Several readers have steered me towards a recent, bewildering article by Jeanette Winterson that had somehow escaped my attention. It’s a strikingly unhinged piece and has been noted elsewhere, so I’m mortified to have missed it.


However, Ms Winterson’s descent into madness hasn’t entirely escaped my notice. Radio 4’s The Food Programme is usually relatively sober and free of the tacit leftist bias that informs so much else at the BBC. The broadcast I happened to hear featured a panel of guests choosing their food books of the year. This genteel routine was interrupted by several prolonged and incongruous tirades by Ms Winterson. The particulars of the tirades are difficult to recall due to their disarray, but each outburst relied heavily for its effect on loud repetition of the words “corporations” and “multinationals”. According to Winterson, these unspecified corporations and multinationals are controlling consumers’ dietary choices in ways that are intimate and fiendish though curiously vague. (Those of you familiar with South Park may recall an episode in which the children encounter a group of college hippies, whose boilerplate “insights” they immediately assimilate and repeat. It was much like that.) Such was the vehemence and incongruity of the outbursts, I half expected one of the other guests to throw a damp towel over Ms Winterson’s head in the hope she might calm down.

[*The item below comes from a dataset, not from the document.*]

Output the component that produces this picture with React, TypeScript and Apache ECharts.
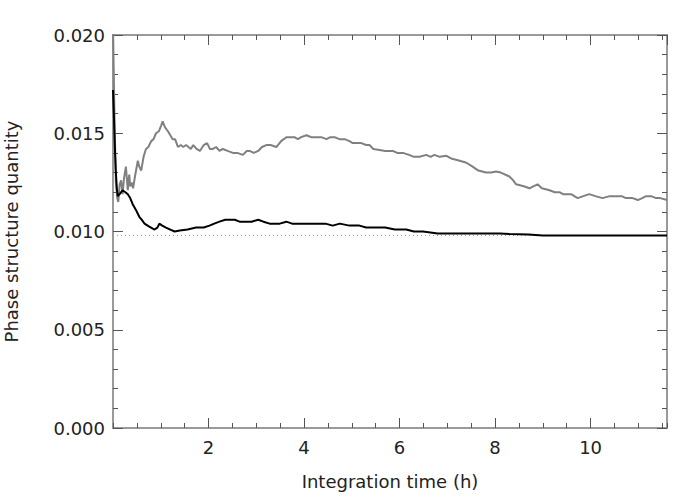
import React, { useEffect, useRef } from "react";
import * as echarts from "echarts";

const greyT = [0.0, 0.03, 0.06, 0.09, 0.11, 0.14, 0.17, 0.2, 0.23, 0.27, 0.31, 0.34, 0.36, 0.39, 0.42, 0.46, 0.52, 0.55, 0.59, 0.64, 0.69, 0.74, 0.8, 0.85, 0.9, 0.96, 1.01, 1.04, 1.09, 1.15, 1.2, 1.25, 1.3, 1.36, 1.42, 1.47, 1.53, 1.63, 1.68, 1.75, 1.82, 1.9, 1.97, 2.03, 2.09, 2.16, 2.23, 2.3, 2.4, 2.51, 2.6, 2.72, 2.8, 2.86, 2.95, 3.04, 3.12, 3.21, 3.3, 3.42, 3.52, 3.63, 3.72, 3.8, 3.87, 3.94, 4.05, 4.15, 4.26, 4.36, 4.47, 4.55, 4.64, 4.74, 4.85, 4.95, 5.02, 5.1, 5.2, 5.3, 5.37, 5.45, 5.58, 5.7, 5.86, 5.95, 6.07, 6.2, 6.3, 6.42, 6.56, 6.65, 6.73, 6.84, 6.98, 7.1, 7.26, 7.4, 7.53, 7.65, 7.81, 7.92, 8.02, 8.12, 8.3, 8.38, 8.44, 8.6, 8.72, 8.8, 8.89, 8.98, 9.14, 9.25, 9.35, 9.42, 9.5, 9.59, 9.73, 9.85, 9.97, 10.1, 10.25, 10.4, 10.53, 10.65, 10.74, 10.88, 10.99, 11.08, 11.16, 11.27, 11.37, 11.46, 11.6];
const greyV = [0.0205, 0.016, 0.0125, 0.0117, 0.0115, 0.0124, 0.0126, 0.0119, 0.0127, 0.0133, 0.0121, 0.0129, 0.0123, 0.0125, 0.0122, 0.0128, 0.0136, 0.0133, 0.0131, 0.0138, 0.0142, 0.0143, 0.0146, 0.0147, 0.015, 0.0151, 0.0154, 0.0156, 0.0153, 0.0151, 0.0149, 0.0147, 0.0147, 0.0143, 0.0144, 0.0143, 0.0144, 0.0142, 0.0144, 0.0142, 0.0141, 0.0144, 0.0145, 0.0142, 0.0142, 0.0143, 0.0141, 0.0142, 0.0141, 0.014, 0.014, 0.0139, 0.0141, 0.0141, 0.014, 0.0141, 0.0143, 0.0144, 0.0144, 0.0143, 0.0146, 0.0148, 0.0148, 0.0148, 0.0147, 0.0148, 0.0149, 0.0148, 0.0148, 0.0148, 0.0147, 0.0148, 0.0148, 0.0147, 0.0147, 0.0146, 0.0145, 0.0145, 0.0145, 0.0144, 0.0144, 0.0142, 0.01415, 0.0141, 0.0141, 0.014, 0.014, 0.0139, 0.0138, 0.0138, 0.0139, 0.0138, 0.0139, 0.0138, 0.01385, 0.0137, 0.0136, 0.0135, 0.0133, 0.0131, 0.013, 0.013, 0.01305, 0.013, 0.0128, 0.0126, 0.0124, 0.0123, 0.0122, 0.0123, 0.0124, 0.0122, 0.0121, 0.012, 0.012, 0.0119, 0.0119, 0.0119, 0.0117, 0.0118, 0.0119, 0.0118, 0.0117, 0.0118, 0.0118, 0.0118, 0.0117, 0.0117, 0.0116, 0.0117, 0.0118, 0.0118, 0.0117, 0.0117, 0.0116];

const blackT = [0.0, 0.02, 0.04, 0.06, 0.08, 0.1, 0.14, 0.2, 0.26, 0.31, 0.36, 0.41, 0.48, 0.55, 0.6, 0.66, 0.76, 0.87, 0.93, 0.97, 1.03, 1.11, 1.2, 1.29, 1.4, 1.56, 1.74, 1.9, 2.02, 2.12, 2.23, 2.35, 2.45, 2.55, 2.65, 2.79, 2.9, 3.04, 3.15, 3.28, 3.4, 3.49, 3.63, 3.75, 3.9, 4.05, 4.2, 4.33, 4.45, 4.6, 4.75, 4.95, 5.16, 5.3, 5.44, 5.7, 5.9, 6.14, 6.3, 6.49, 6.8, 7.19, 7.5, 7.88, 8.1, 8.3, 8.7, 9.0, 9.4, 10.0, 10.5, 11.0, 11.6];
const blackV = [0.0172, 0.0158, 0.0142, 0.013, 0.0122, 0.0118, 0.0119, 0.0121, 0.012, 0.0119, 0.0117, 0.0114, 0.0111, 0.01075, 0.0106, 0.0104, 0.01025, 0.0101, 0.0102, 0.0104, 0.0103, 0.0102, 0.0101, 0.01, 0.01005, 0.0101, 0.0102, 0.0102, 0.0103, 0.0104, 0.0105, 0.0106, 0.0106, 0.0106, 0.0105, 0.0105, 0.0105, 0.0106, 0.0105, 0.0104, 0.0104, 0.0104, 0.0105, 0.0104, 0.0104, 0.0104, 0.0104, 0.0104, 0.0104, 0.0103, 0.0104, 0.0103, 0.0103, 0.0102, 0.0102, 0.0102, 0.0101, 0.0101, 0.01, 0.01, 0.0099, 0.0099, 0.0099, 0.0099, 0.0099, 0.00987, 0.00985, 0.0098, 0.0098, 0.0098, 0.0098, 0.0098, 0.0098];

const referenceLevel = 0.0098;
const xTitle = "Integration time (h)";
const yTitle = "Phase structure quantity";

const FONT = "DejaVu Sans";
const AXIS_COLOR = "#9a9a9a";
const TEXT_COLOR = "#222";

export default function App() {
  const ref = useRef<HTMLDivElement>(null);
  useEffect(() => {
    if (!ref.current) return;
    const chart = echarts.init(ref.current, undefined, { renderer: "svg" });
    const xMin = 0;
    const xMax = 11.6;
    const baseX = (position: string, interval: number, tickLen: number, labels: boolean, name?: string) => ({
      type: "value",
      position,
      min: xMin,
      max: xMax,
      interval,
      name,
      nameLocation: "middle",
      nameGap: 44,
      nameTextStyle: { fontFamily: FONT, fontSize: 18, color: TEXT_COLOR },
      axisLine: { show: true, onZero: false, lineStyle: { color: AXIS_COLOR, width: 2 } },
      axisTick: { show: true, inside: true, length: tickLen, lineStyle: { color: "#555", width: 1 } },
      axisLabel: {
        show: labels,
        margin: 10,
        fontFamily: FONT,
        fontSize: 18,
        color: TEXT_COLOR,
        showMinLabel: false,
        showMaxLabel: false,
      },
      splitLine: { show: false },
    });
    const baseY = (position: string, interval: number, tickLen: number, labels: boolean, name?: string) => ({
      type: "value",
      position,
      min: 0,
      max: 0.02,
      interval,
      name,
      nameLocation: "middle",
      nameRotate: 90,
      nameGap: 93,
      nameTextStyle: { fontFamily: FONT, fontSize: 18, color: TEXT_COLOR },
      axisLine: { show: true, onZero: false, lineStyle: { color: AXIS_COLOR, width: 2 } },
      axisTick: { show: true, inside: true, length: tickLen, lineStyle: { color: "#555", width: 1 } },
      axisLabel: {
        show: labels,
        margin: 8,
        fontFamily: FONT,
        fontSize: 18,
        color: TEXT_COLOR,
        formatter: (v: number) => v.toFixed(3),
      },
      splitLine: { show: false },
    });

    chart.setOption({
      animation: false,
      backgroundColor: "#fff",
      grid: { left: 113, right: 33, top: 35, bottom: 72, containLabel: false, outerBoundsMode: "none" },
      xAxis: [
        baseX("bottom", 2, 10, true, xTitle),
        baseX("bottom", 0.5, 5, false),
        baseX("top", 2, 10, false),
        baseX("top", 0.5, 5, false),
      ],
      yAxis: [
        baseY("left", 0.005, 10, true, yTitle),
        baseY("left", 0.001, 5, false),
        baseY("right", 0.005, 10, false),
        baseY("right", 0.001, 5, false),
      ],
      series: [
        {
          type: "line",
          name: "reference",
          data: [[xMin, referenceLevel], [xMax, referenceLevel]],
          showSymbol: false,
          lineStyle: { color: "#999", width: 1, type: [1, 3] },
          z: 1,
        },
        {
          type: "line",
          name: "grey",
          data: greyT.map((t, i) => [t, greyV[i]]),
          showSymbol: false,
          clip: true,
          lineStyle: { color: "#808080", width: 2 },
          z: 2,
        },
        {
          type: "line",
          name: "black",
          data: blackT.map((t, i) => [t, blackV[i]]),
          showSymbol: false,
          clip: true,
          lineStyle: { color: "#000", width: 2 },
          z: 3,
        },
      ],
    });
    return () => chart.dispose();
  }, []);
  return (
    <div
      ref={ref}
      style={{ position: "fixed", left: 0, top: 0, width: 700, height: 500, background: "#fff" }}
    />
  );
}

But back to the article. In it, a great many things are asserted in a dense rhetorical barrage. Among the gems on offer are:

We have created a society without values that believes in nothing. Reviving the god of the Philistines – Baal, the flesh-eater – human dignity has been eaten away by the relentless drive to make money at any cost and to spend money at any cost; especially money you don’t have.

And,

We laugh at the primitive religious idea of human sacrifice – but whatever fancy words and theories you want to play with to describe this present spectacular collapse of global capitalism, it is human sacrifice on a scale undreamt of at the altars of idols.

These lurid claims have been addressed elsewhere, most notably by Norm, who observes:

Here is a woman enjoying every advantage vouchsafed by the rights and liberties of the country she lives in (the institutional expression, these, precisely of certain important moral values) lightmindedly opining that the society has no values.

Indeed. Ms Winterson is yet another well-heeled leftwing novelist and commentator – a member of the media elite – affecting to disdain the secular, capitalist society on which her livelihood and status depend. Regular readers will note how closely Winterson’s claims follow the rhetorical trajectory of that other Handmaiden of the Apocalypse, Madeleine Bunting, whose warnings of “hyper-frantic consumerism” entertained us so. I probably don’t need to point out how Winterson, like Bunting, is eerily sure that “we” share her anhedonic passion and tolerance of hyperbole. But I will, just in case. It’s important to remember how psychodrama works.